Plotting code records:
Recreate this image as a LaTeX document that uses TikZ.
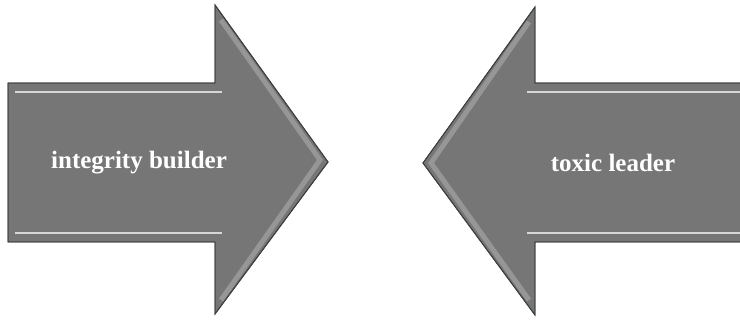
\documentclass[tikz,border=0pt]{standalone}
\usepackage{fontspec}
\setmainfont{Liberation Serif}
\definecolor{arrowfill}{RGB}{118,118,118}
\definecolor{arrowedge}{RGB}{60,64,60}
\definecolor{bevel}{RGB}{215,215,215}
\definecolor{headlight}{RGB}{150,150,150}
\tikzset{
  bigarrow/.style={fill=arrowfill, draw=arrowedge, line width=0.9pt, line join=miter},
  hilite/.style={draw=bevel, line width=2.6pt},
  headbevel/.style={draw=headlight, line width=5pt},
  label/.style={text=white, font=\bfseries\fontsize{25}{28}\selectfont, inner sep=0pt}
}
\begin{document}
\begin{tikzpicture}[x=1pt,y=-1pt]
\useasboundingbox (0,0) rectangle (740,320);
% left arrow
\draw[bigarrow] (8,83) -- (215,83) -- (215,5) -- (328,162) -- (215,314) -- (215,242) -- (8,242) -- cycle;
\draw[headbevel] (221,20) -- (320,160) -- (221,300);
\draw[hilite] (15,92) -- (222,92);
\draw[hilite] (15,233) -- (222,233);
\draw[bigarrow, fill=none] (8,83) -- (215,83) -- (215,5) -- (328,162) -- (215,314) -- (215,242) -- (8,242) -- cycle;
\node[label] (ib) at (139,163) {integrity builder};
% right arrow
\draw[bigarrow] (741,83) -- (535,83) -- (535,7) -- (423,163) -- (535,315) -- (535,242) -- (741,242);
\draw[headbevel] (529,22) -- (431,163) -- (529,300);
\draw[hilite] (527,92) -- (740,92);
\draw[hilite] (527,233) -- (740,233);
\draw[bigarrow, fill=none] (741,83) -- (535,83) -- (535,7) -- (423,163) -- (535,315) -- (535,242) -- (741,242);
\node[label] (tl) at (613,163) {toxic leader};
\end{tikzpicture}
\end{document}
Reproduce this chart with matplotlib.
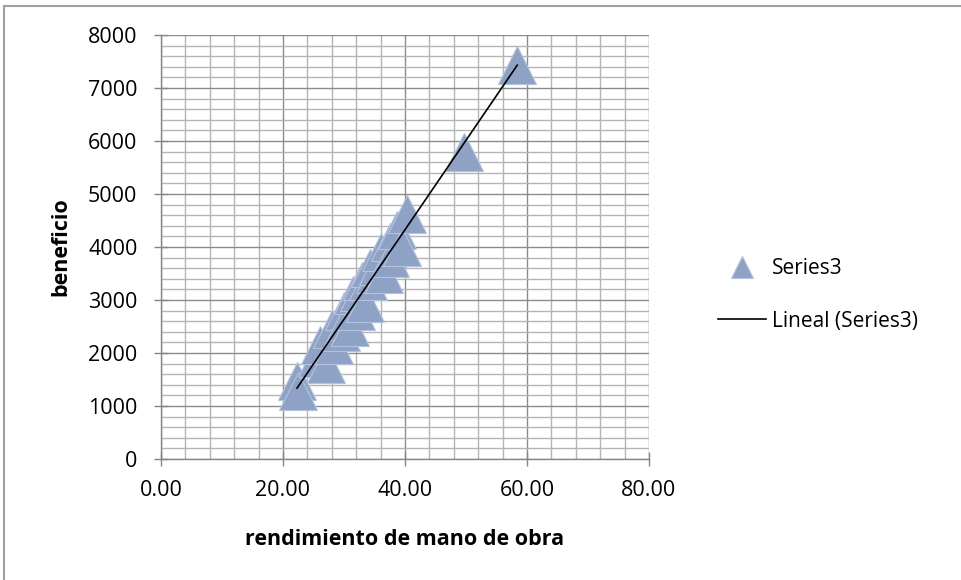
import numpy as np
import matplotlib.pyplot as plt
from matplotlib.lines import Line2D
from matplotlib.ticker import MultipleLocator, FormatStrFormatter

# values
rendimiento = [22.3, 22.5, 25.5, 26.0, 27.0, 28.0, 28.3, 29.5, 30.0, 30.3, 31.0,
               31.5, 32.0, 32.5, 33.0, 33.5, 34.0, 34.2, 35.0, 35.5, 36.0, 36.5,
               37.5, 37.6, 38.5, 38.7, 39.5, 40.3, 49.7, 58.4]
beneficio = [1470, 1280, 1900, 2150, 1800, 2450, 2150, 2400, 2800, 2600, 2500,
             3100, 2800, 3150, 3350, 2950, 3350, 3600, 3500, 3650, 3900, 3500,
             3800, 4100, 4000, 4320, 4000, 4620, 5800, 7430]
series_name = "Series3"
trend_name = "Lineal (Series3)"

plt.rcParams['font.family'] = ['Open Sans', 'DejaVu Sans']

fig = plt.figure(figsize=(9.61, 5.80), dpi=100)
ax = fig.add_axes([161/961, 1 - 459/580, (649 - 161)/961, (459 - 35)/580])

x = np.array(rendimiento)
y = np.array(beneficio)

ax.plot(x, y, linestyle='none', marker='^', markersize=27,
        markerfacecolor='#8EA2C6', markeredgecolor='#B4C3DD', markeredgewidth=0.8,
        label=series_name, zorder=3)

# linear trendline (least squares), drawn between min and max x
k, b = np.polyfit(x, y, 1)
xt = np.array([x.min(), x.max()])
ax.plot(xt, k * xt + b, color='black', lw=1.2, label=trend_name, zorder=4)

ax.set_xlim(0, 80)
ax.set_ylim(0, 8000)
ax.xaxis.set_major_locator(MultipleLocator(20))
ax.xaxis.set_minor_locator(MultipleLocator(4))
ax.yaxis.set_major_locator(MultipleLocator(1000))
ax.yaxis.set_minor_locator(MultipleLocator(200))
ax.xaxis.set_major_formatter(FormatStrFormatter('%.2f'))

ax.grid(which='major', color='#8C8C8C', lw=1.0)
ax.grid(which='minor', color='#B4B4B4', lw=1.0)
ax.set_axisbelow(True)

for s in ['top', 'right']:
    ax.spines[s].set_visible(False)
for s in ['left', 'bottom']:
    ax.spines[s].set_color('#868686')
    ax.spines[s].set_linewidth(1.0)

ax.tick_params(which='major', direction='inout', length=10, width=1.0, color='#868686',
               labelsize=15.5, labelcolor='black')
ax.tick_params(which='minor', length=0)
ax.tick_params(axis='x', pad=10)
ax.tick_params(axis='y', pad=12)

ax.set_xlabel('rendimiento de mano de obra', fontsize=15.5, fontweight='bold', labelpad=20)
ax.set_ylabel('beneficio', fontsize=15.5, fontweight='bold', labelpad=12)

ax.legend(loc='center left', bbox_to_anchor=(718/961, 1 - 295/580),
          bbox_transform=fig.transFigure, frameon=False, fontsize=15,
          markerscale=0.6, handlelength=2.3, handletextpad=0.3,
          labelspacing=1.5, borderpad=0, borderaxespad=0)

# outer chart frame (top and left edges visible)
fig.add_artist(Line2D([4/961, 4/961], [0, 1 - 6/580], color='#A0A0A0', lw=1.5,
                      transform=fig.transFigure))
fig.add_artist(Line2D([4/961, 1], [1 - 6/580, 1 - 6/580], color='#A0A0A0', lw=1.5,
                      transform=fig.transFigure))

fig.savefig('out.png', dpi=100)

DIRECTIVE:
Copy only the lines above from the one containing "Reproduce this chart with matplotlib." through the one containing "fontsize=15.5, fontweight='bold', labelpad=12)", both included. Leave out the pictures.

CORRECT RESULT:
Reproduce this chart with matplotlib.
import numpy as np
import matplotlib.pyplot as plt
from matplotlib.lines import Line2D
from matplotlib.ticker import MultipleLocator, FormatStrFormatter

# values
rendimiento = [22.3, 22.5, 25.5, 26.0, 27.0, 28.0, 28.3, 29.5, 30.0, 30.3, 31.0,
               31.5, 32.0, 32.5, 33.0, 33.5, 34.0, 34.2, 35.0, 35.5, 36.0, 36.5,
               37.5, 37.6, 38.5, 38.7, 39.5, 40.3, 49.7, 58.4]
beneficio = [1470, 1280, 1900, 2150, 1800, 2450, 2150, 2400, 2800, 2600, 2500,
             3100, 2800, 3150, 3350, 2950, 3350, 3600, 3500, 3650, 3900, 3500,
             3800, 4100, 4000, 4320, 4000, 4620, 5800, 7430]
series_name = "Series3"
trend_name = "Lineal (Series3)"

plt.rcParams['font.family'] = ['Open Sans', 'DejaVu Sans']

fig = plt.figure(figsize=(9.61, 5.80), dpi=100)
ax = fig.add_axes([161/961, 1 - 459/580, (649 - 161)/961, (459 - 35)/580])

x = np.array(rendimiento)
y = np.array(beneficio)

ax.plot(x, y, linestyle='none', marker='^', markersize=27,
        markerfacecolor='#8EA2C6', markeredgecolor='#B4C3DD', markeredgewidth=0.8,
        label=series_name, zorder=3)

# linear trendline (least squares), drawn between min and max x
k, b = np.polyfit(x, y, 1)
xt = np.array([x.min(), x.max()])
ax.plot(xt, k * xt + b, color='black', lw=1.2, label=trend_name, zorder=4)

ax.set_xlim(0, 80)
ax.set_ylim(0, 8000)
ax.xaxis.set_major_locator(MultipleLocator(20))
ax.xaxis.set_minor_locator(MultipleLocator(4))
ax.yaxis.set_major_locator(MultipleLocator(1000))
ax.yaxis.set_minor_locator(MultipleLocator(200))
ax.xaxis.set_major_formatter(FormatStrFormatter('%.2f'))

ax.grid(which='major', color='#8C8C8C', lw=1.0)
ax.grid(which='minor', color='#B4B4B4', lw=1.0)
ax.set_axisbelow(True)

for s in ['top', 'right']:
    ax.spines[s].set_visible(False)
for s in ['left', 'bottom']:
    ax.spines[s].set_color('#868686')
    ax.spines[s].set_linewidth(1.0)

ax.tick_params(which='major', direction='inout', length=10, width=1.0, color='#868686',
               labelsize=15.5, labelcolor='black')
ax.tick_params(which='minor', length=0)
ax.tick_params(axis='x', pad=10)
ax.tick_params(axis='y', pad=12)

ax.set_xlabel('rendimiento de mano de obra', fontsize=15.5, fontweight='bold', labelpad=20)
ax.set_ylabel('beneficio', fontsize=15.5, fontweight='bold', labelpad=12)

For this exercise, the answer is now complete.